Leave out the pictures and retype only the lines from the opening line to the line that holds "from matplotlib.ticker import", both ends included.

■ ■ ■ ■

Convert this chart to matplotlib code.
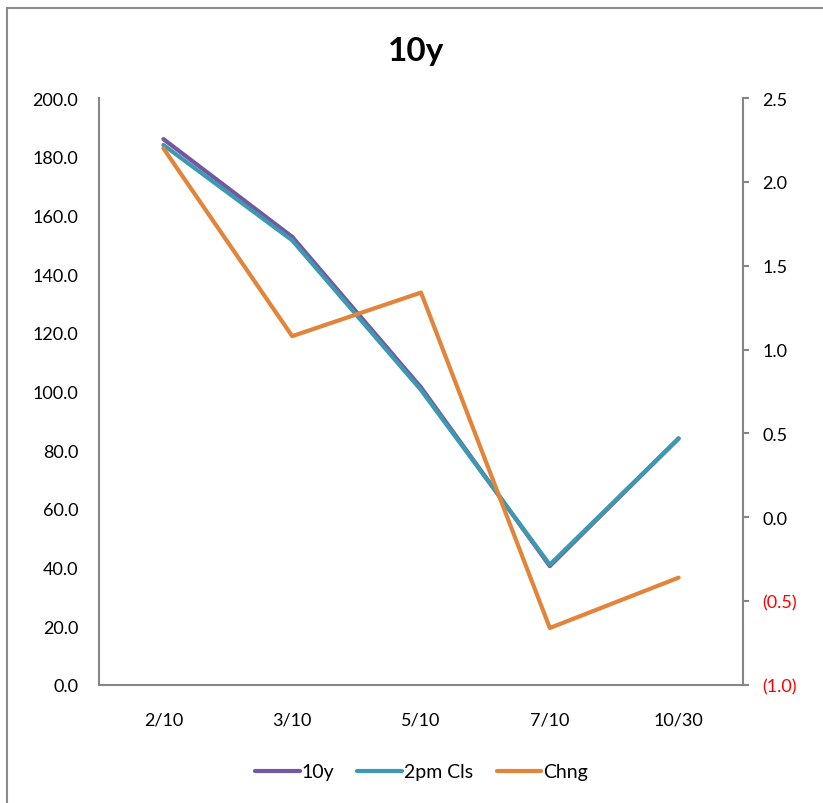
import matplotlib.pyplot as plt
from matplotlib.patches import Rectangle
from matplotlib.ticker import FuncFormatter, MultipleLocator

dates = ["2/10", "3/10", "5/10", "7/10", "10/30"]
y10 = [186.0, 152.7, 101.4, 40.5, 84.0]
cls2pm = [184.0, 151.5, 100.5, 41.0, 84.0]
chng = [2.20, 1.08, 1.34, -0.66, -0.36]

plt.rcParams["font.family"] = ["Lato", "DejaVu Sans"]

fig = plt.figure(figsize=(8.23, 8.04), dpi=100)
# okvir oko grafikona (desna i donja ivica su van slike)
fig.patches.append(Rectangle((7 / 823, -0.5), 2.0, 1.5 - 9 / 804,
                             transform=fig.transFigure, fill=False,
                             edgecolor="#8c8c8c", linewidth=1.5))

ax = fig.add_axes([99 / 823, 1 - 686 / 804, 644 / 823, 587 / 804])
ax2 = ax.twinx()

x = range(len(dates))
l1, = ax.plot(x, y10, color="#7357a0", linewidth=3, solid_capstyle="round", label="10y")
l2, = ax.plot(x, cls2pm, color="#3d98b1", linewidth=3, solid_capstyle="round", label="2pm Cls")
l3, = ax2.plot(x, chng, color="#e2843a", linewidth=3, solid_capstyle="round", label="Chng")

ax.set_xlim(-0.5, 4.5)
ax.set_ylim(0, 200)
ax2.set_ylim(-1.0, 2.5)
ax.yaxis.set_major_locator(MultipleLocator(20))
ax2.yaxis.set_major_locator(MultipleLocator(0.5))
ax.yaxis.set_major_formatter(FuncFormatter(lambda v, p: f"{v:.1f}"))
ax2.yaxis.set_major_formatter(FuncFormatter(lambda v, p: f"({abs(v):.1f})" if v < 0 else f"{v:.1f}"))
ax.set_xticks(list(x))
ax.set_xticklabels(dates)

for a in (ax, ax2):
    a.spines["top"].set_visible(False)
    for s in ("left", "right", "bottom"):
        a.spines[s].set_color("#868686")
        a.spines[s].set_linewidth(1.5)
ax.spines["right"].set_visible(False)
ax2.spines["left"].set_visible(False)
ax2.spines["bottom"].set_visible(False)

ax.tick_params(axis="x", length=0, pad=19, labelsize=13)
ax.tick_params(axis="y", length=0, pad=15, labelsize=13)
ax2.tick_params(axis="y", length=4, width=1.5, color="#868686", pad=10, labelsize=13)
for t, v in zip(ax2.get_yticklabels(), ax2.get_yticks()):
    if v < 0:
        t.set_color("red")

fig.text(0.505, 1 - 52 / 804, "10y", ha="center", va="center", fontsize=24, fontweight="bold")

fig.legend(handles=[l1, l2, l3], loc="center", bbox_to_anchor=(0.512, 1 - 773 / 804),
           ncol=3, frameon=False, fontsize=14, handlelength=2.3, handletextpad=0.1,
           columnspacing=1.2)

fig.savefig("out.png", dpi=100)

■ ■ ■ ■

Complete response -
Convert this chart to matplotlib code.
import matplotlib.pyplot as plt
from matplotlib.patches import Rectangle
from matplotlib.ticker import FuncFormatter, MultipleLocator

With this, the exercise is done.